Reproduce, please, only the lines from the first line below to the line containing "const yTicks = [0, 60000, 120000, 180000, 240000, 300000];", inclusive.

_Source material_

■ ■ ■ ■ ■ ■ ■

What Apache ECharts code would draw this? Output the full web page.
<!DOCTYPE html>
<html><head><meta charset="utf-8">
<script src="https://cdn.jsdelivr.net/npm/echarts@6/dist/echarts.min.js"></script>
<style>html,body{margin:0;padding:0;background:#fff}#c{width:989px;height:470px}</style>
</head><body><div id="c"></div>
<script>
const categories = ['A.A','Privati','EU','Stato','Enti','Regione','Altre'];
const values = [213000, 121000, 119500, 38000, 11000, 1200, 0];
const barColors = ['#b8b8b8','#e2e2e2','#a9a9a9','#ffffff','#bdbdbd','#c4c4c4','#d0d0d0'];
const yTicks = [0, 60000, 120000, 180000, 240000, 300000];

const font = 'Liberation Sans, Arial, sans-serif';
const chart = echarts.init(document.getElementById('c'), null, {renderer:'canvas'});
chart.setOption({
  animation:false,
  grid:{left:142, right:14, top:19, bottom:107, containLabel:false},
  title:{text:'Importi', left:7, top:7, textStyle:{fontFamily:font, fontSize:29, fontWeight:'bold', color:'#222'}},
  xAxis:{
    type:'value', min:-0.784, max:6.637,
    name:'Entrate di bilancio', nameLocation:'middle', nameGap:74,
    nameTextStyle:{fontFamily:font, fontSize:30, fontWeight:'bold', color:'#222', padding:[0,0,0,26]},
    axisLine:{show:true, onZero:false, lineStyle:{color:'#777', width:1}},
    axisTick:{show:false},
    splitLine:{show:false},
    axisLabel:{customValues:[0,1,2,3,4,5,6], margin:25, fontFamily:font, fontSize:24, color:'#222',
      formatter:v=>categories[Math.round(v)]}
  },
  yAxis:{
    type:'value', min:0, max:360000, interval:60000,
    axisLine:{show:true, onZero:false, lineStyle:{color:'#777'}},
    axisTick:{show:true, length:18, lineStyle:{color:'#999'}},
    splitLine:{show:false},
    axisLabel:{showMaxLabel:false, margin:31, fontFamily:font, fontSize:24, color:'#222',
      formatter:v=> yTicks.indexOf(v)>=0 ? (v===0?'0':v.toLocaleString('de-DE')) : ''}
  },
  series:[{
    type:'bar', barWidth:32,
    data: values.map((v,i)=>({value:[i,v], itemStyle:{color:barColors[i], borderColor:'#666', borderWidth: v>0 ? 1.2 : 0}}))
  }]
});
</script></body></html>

■ ■ ■ ■ ■ ■ ■

_Response_
What Apache ECharts code would draw this? Output the full web page.
<!DOCTYPE html>
<html><head><meta charset="utf-8">
<script src="https://cdn.jsdelivr.net/npm/echarts@6/dist/echarts.min.js"></script>
<style>html,body{margin:0;padding:0;background:#fff}#c{width:989px;height:470px}</style>
</head><body><div id="c"></div>
<script>
const categories = ['A.A','Privati','EU','Stato','Enti','Regione','Altre'];
const values = [213000, 121000, 119500, 38000, 11000, 1200, 0];
const barColors = ['#b8b8b8','#e2e2e2','#a9a9a9','#ffffff','#bdbdbd','#c4c4c4','#d0d0d0'];
const yTicks = [0, 60000, 120000, 180000, 240000, 300000];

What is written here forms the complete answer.